Wherever the string "React" appears, copy the whole line.

Stored records:
-- Begin --
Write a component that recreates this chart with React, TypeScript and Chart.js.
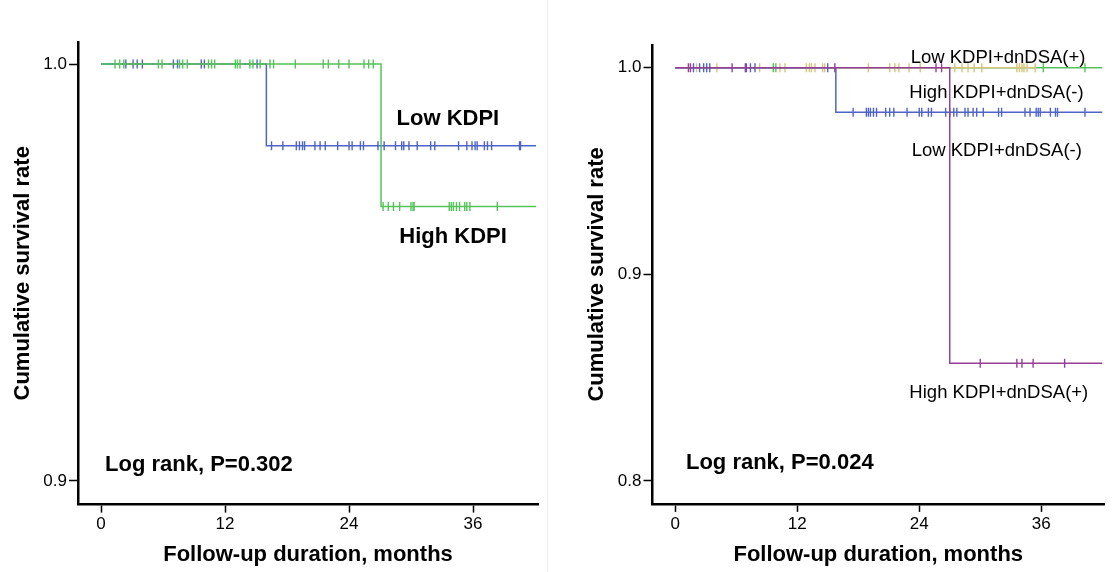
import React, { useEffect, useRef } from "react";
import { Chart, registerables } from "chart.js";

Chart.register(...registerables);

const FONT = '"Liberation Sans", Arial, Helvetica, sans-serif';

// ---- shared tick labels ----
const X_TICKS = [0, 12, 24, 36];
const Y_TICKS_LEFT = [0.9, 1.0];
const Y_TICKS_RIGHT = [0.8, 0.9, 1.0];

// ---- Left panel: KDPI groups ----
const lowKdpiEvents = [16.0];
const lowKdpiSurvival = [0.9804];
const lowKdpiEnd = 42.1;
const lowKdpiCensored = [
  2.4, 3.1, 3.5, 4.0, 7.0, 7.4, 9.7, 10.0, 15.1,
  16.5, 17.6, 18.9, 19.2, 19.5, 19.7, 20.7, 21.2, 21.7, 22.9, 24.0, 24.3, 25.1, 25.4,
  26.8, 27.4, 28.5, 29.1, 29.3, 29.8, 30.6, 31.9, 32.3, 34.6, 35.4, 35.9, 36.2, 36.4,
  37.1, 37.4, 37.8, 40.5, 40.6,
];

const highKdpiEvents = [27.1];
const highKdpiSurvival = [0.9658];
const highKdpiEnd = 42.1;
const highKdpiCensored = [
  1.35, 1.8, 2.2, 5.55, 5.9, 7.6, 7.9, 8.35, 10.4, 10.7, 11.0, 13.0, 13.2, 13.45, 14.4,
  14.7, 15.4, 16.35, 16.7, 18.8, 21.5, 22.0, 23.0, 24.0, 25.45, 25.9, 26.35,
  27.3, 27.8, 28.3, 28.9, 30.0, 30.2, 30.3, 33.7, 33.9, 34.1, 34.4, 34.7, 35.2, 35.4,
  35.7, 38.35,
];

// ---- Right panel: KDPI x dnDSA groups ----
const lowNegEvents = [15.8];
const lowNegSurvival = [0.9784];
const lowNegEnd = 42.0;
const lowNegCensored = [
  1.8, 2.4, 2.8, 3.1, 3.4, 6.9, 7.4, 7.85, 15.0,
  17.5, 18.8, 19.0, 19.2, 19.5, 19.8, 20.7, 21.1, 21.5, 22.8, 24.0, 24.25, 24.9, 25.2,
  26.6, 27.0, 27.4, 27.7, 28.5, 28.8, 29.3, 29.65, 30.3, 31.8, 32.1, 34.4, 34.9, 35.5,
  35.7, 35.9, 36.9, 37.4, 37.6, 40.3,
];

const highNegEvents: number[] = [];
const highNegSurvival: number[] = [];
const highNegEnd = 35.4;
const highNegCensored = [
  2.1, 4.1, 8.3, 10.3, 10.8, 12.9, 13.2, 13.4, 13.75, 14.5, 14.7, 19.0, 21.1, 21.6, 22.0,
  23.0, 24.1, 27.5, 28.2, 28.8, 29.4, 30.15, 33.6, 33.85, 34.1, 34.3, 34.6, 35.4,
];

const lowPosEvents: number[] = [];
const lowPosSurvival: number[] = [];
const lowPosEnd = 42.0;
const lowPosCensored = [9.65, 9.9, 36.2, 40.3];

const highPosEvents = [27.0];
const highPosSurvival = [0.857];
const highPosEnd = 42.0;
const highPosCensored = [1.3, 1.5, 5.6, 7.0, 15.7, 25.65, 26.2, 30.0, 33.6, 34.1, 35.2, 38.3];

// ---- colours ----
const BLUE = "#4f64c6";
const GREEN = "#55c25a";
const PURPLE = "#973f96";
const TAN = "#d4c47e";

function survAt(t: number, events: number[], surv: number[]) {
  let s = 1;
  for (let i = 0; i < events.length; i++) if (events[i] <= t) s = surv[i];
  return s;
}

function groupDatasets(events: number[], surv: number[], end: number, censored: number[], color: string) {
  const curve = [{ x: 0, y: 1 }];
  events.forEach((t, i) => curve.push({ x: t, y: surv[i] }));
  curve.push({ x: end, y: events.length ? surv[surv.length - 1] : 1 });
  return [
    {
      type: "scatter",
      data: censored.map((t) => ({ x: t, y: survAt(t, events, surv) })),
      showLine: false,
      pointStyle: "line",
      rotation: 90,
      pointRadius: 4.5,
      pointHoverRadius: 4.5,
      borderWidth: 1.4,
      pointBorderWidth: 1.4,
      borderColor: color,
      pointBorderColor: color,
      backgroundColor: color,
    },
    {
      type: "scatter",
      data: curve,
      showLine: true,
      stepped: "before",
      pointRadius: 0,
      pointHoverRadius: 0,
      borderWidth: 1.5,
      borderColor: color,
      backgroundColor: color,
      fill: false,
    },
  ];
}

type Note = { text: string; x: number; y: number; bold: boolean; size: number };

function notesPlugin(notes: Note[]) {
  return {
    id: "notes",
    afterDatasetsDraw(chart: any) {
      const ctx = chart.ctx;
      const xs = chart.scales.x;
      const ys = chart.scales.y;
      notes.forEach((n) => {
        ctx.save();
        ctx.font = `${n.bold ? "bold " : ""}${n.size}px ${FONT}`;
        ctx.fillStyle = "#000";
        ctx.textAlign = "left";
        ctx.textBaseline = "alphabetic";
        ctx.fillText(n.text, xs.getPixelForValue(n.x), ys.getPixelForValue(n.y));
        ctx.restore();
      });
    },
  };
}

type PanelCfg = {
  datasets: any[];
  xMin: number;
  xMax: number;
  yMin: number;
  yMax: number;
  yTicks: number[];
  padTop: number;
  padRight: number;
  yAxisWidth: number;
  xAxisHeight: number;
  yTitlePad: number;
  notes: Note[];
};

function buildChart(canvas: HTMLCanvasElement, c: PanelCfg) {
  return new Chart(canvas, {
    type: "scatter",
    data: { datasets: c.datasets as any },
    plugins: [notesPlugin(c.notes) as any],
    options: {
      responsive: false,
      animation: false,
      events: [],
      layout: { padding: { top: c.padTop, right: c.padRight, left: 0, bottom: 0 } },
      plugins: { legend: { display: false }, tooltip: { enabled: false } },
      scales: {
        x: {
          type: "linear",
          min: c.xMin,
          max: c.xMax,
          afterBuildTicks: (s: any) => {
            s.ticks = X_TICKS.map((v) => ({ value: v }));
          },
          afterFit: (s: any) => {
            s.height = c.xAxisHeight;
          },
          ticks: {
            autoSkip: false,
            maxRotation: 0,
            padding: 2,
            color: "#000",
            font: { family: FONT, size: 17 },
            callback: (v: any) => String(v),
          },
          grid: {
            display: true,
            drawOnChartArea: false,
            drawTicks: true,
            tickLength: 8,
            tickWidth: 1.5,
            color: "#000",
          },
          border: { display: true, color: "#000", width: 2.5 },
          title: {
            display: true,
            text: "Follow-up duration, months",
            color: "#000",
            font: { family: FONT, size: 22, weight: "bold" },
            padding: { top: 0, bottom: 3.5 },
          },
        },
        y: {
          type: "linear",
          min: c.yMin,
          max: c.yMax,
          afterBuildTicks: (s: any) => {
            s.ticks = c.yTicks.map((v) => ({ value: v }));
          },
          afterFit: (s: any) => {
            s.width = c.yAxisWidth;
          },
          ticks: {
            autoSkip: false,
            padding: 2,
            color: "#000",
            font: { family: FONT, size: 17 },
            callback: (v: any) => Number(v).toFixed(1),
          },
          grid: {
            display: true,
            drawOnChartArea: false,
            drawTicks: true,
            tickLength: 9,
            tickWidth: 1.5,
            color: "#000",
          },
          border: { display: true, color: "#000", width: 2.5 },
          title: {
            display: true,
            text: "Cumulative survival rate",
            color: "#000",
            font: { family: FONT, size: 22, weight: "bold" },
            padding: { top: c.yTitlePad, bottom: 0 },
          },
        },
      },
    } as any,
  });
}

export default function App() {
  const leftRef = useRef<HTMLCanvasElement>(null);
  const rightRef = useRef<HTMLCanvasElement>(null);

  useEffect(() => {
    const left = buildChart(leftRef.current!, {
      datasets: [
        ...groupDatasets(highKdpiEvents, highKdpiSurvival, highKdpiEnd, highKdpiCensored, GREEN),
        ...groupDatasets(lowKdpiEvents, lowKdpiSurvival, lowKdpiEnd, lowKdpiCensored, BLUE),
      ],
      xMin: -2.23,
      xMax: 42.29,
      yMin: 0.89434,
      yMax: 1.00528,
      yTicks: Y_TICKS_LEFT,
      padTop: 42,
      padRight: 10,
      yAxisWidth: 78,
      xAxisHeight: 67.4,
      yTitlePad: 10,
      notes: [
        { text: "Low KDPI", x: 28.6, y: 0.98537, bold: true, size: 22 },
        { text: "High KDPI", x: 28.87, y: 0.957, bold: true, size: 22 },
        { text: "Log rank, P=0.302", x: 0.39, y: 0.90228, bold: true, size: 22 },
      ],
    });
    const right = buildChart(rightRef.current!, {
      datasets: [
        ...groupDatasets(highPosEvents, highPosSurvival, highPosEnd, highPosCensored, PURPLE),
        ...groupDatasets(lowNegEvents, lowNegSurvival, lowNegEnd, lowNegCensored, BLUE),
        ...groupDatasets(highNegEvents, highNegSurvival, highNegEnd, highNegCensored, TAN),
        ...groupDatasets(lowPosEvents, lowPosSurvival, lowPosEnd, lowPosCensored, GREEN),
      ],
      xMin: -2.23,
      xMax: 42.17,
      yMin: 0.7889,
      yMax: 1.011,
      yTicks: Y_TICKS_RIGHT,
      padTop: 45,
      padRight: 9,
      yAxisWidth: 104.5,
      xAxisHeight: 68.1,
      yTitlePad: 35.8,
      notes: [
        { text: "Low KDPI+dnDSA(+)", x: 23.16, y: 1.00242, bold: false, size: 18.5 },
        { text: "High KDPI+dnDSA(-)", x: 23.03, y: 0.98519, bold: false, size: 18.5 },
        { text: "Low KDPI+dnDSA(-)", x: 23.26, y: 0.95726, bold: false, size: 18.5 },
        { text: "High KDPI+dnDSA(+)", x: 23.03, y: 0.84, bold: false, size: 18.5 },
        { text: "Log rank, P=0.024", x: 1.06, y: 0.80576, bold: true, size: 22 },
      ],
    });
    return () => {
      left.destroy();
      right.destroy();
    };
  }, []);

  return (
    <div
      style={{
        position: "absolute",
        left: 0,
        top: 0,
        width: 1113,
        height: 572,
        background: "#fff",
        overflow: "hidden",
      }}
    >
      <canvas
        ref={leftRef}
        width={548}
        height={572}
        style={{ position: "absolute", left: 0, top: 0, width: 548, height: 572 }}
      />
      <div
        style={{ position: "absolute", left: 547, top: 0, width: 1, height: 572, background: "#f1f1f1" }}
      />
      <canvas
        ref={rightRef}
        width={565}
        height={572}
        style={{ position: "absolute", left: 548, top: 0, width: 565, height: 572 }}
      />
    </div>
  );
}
-- End --
-- Begin --
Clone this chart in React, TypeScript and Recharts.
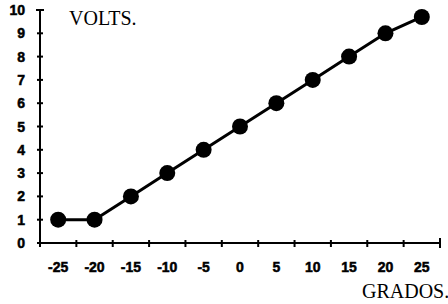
-- End --
Solution to this task:
Write a component that recreates this chart with React, TypeScript and Chart.js.
import React, { useEffect, useRef } from "react";
Clone this chart in React, TypeScript and Recharts.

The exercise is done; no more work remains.